狭心症は、心臓に血液を供給する冠動脈が動脈硬化のために狭くなってしまい、心筋に十分な血液が送られなくなるため、発作的に胸痛や胸部圧迫感などの症状を起こします。
狭心症の治療には、薬物療法のほか、足の付け根などから細い管(カテーテル)を通して狭くなった冠動脈を広げる「カテーテル治療」や、太ももなどの血管を移植する「冠動脈バイパス手術」などがありますが、高齢者や糖尿病などの合併症を持っている人など、体への負担が大きく手術ができないケースもあります。

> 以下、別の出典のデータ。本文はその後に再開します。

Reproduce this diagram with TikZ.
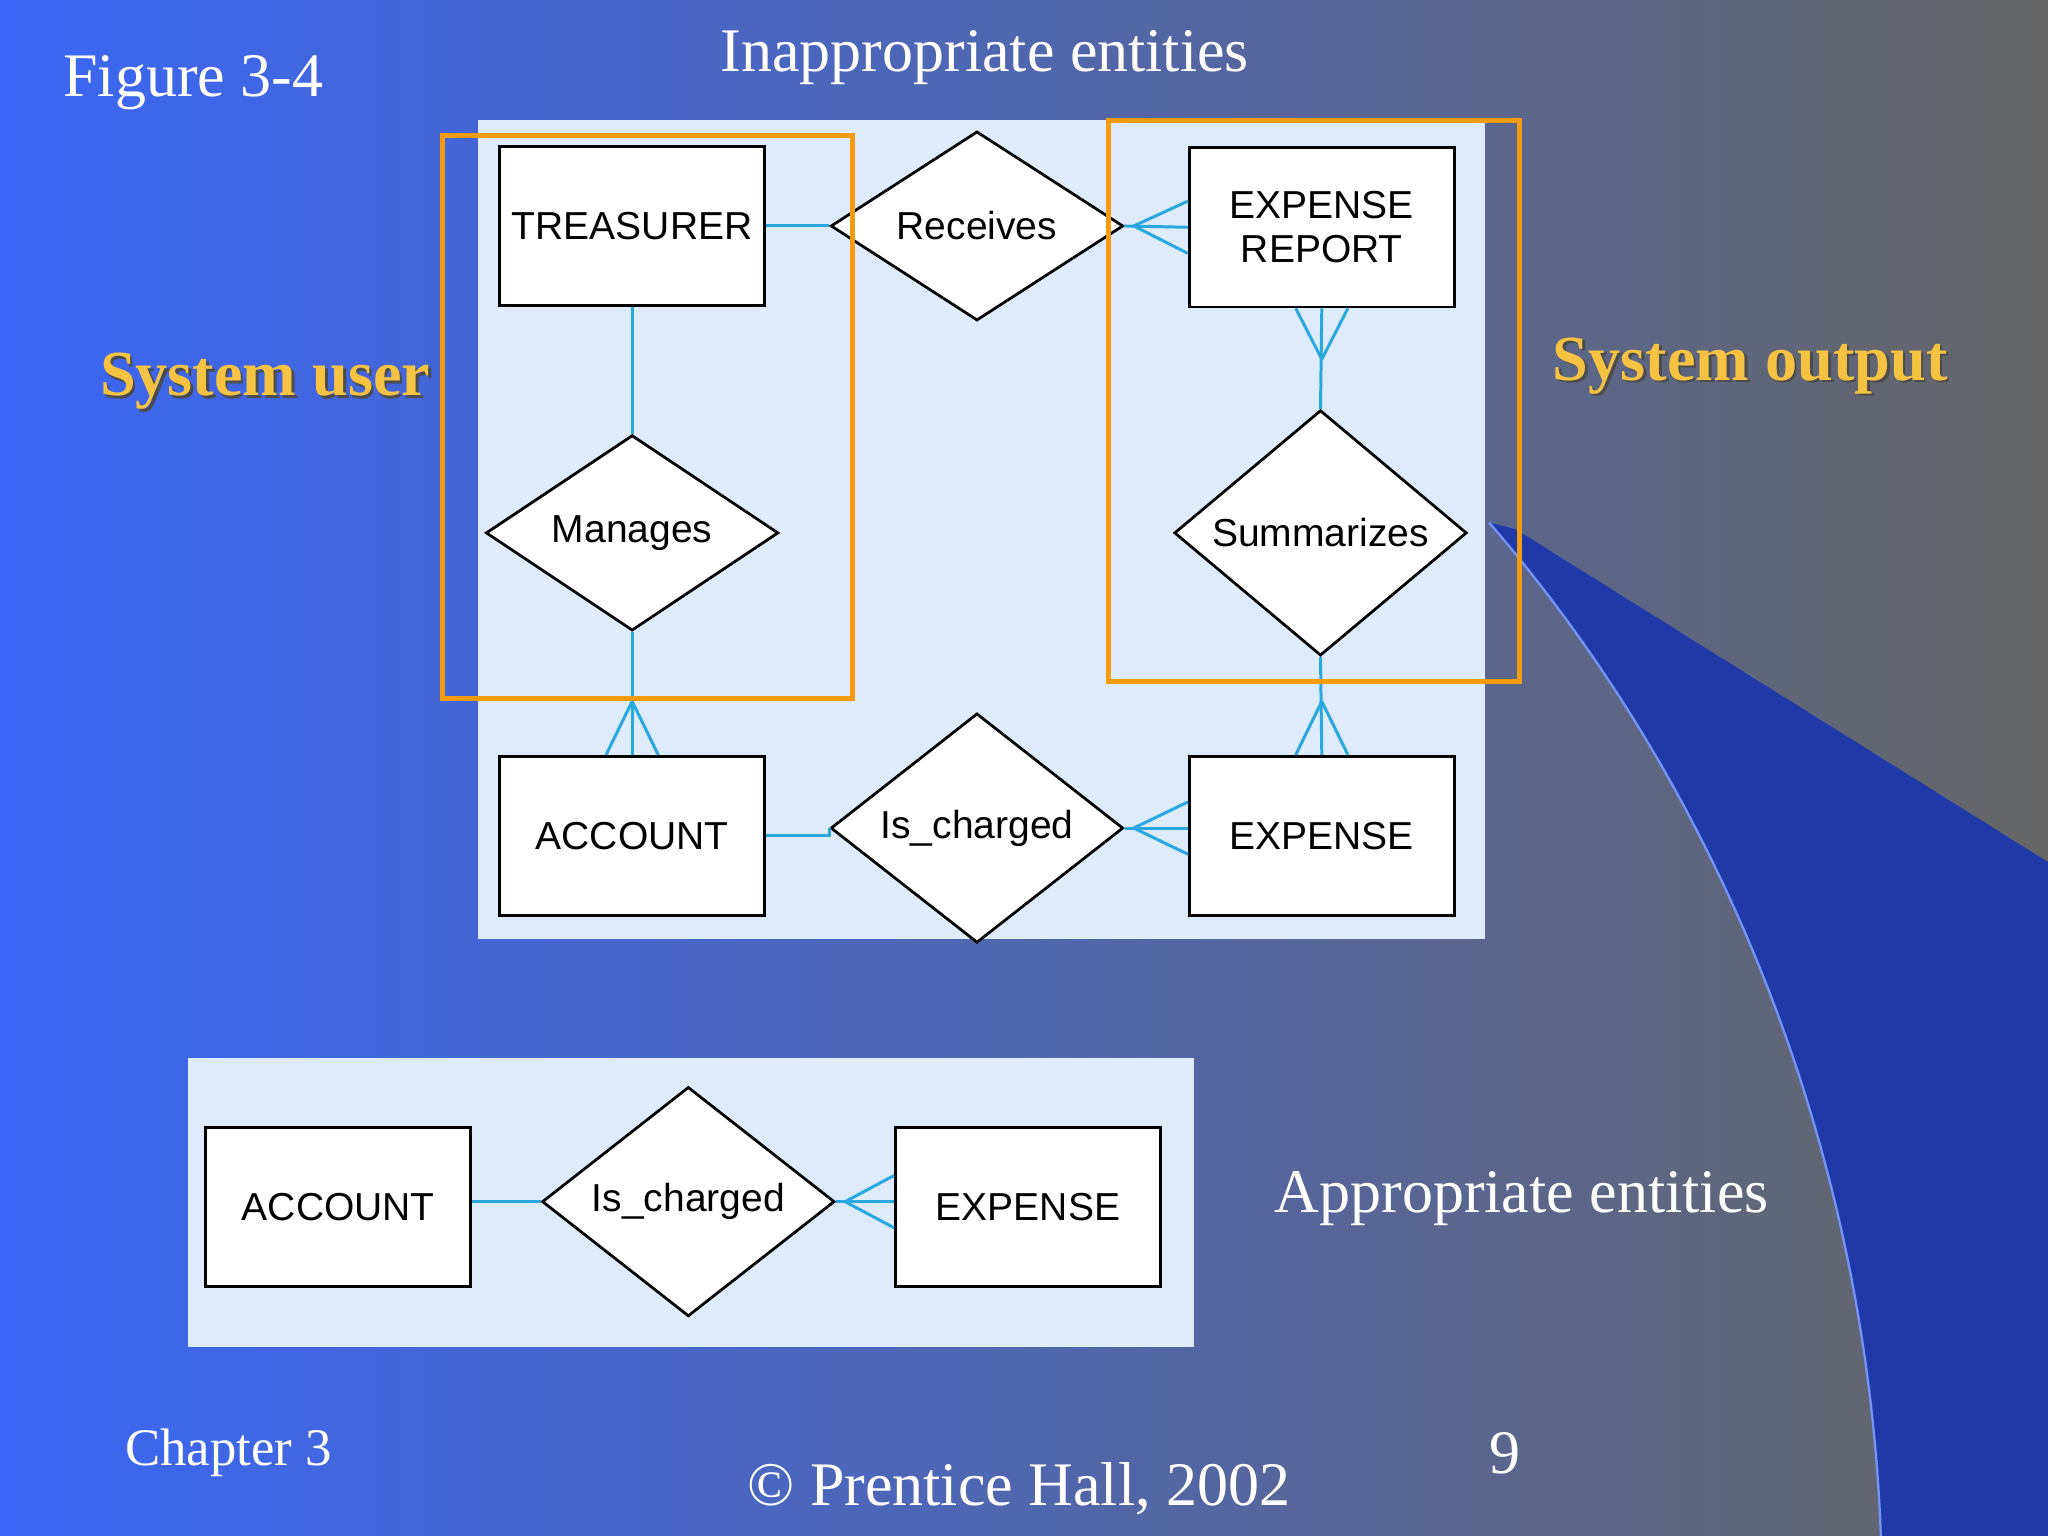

しかし、狭心症の新しい治療法として開発された衝撃波による治療では、全身麻酔による開胸手術が不要で治療の痛みも殆どありません。この衝撃波による狭心症の治療法は、東北大病院の下川宏明教授(循環器内科)が中心となり、スイスの医療機器メーカーと共同で開発されました。
衝撃波は、今までも尿路結石を砕く治療などに使われていましたが、血管の狭くなった部分に当てると、血管増殖因子の働きが高まり、周囲に細かい血管が形成され、心臓の血流が改善されることがわかり、2004年から2回にわたり臨床試験が行われて来ました。臨床試験の結果は、1年後に狭心症の自覚症状が改善し、発作時に使用するニトログリセリンの使用量も殆どの患者で不要になり、心筋の血流改善が確認されたそうです。

実際の衝撃波による狭心症の治療は、1回につき200発の衝撃波を3時間かけて照射し、それを1~2日おきに3回繰り返すというもので、患者は麻酔の必要もなく痛みもまったくないため、寝ていれば済みます。体に負担が殆どかからないため、この衝撃波による治療法は手術が困難な重症患者にも可能なほか、必要があれば何度でも行うことができます。
この3回分の治療費は、26万5500円かかりますが、厚生労働相が指定する「高度医療」に承認されたため、検査費や入院費には保険が適用されます。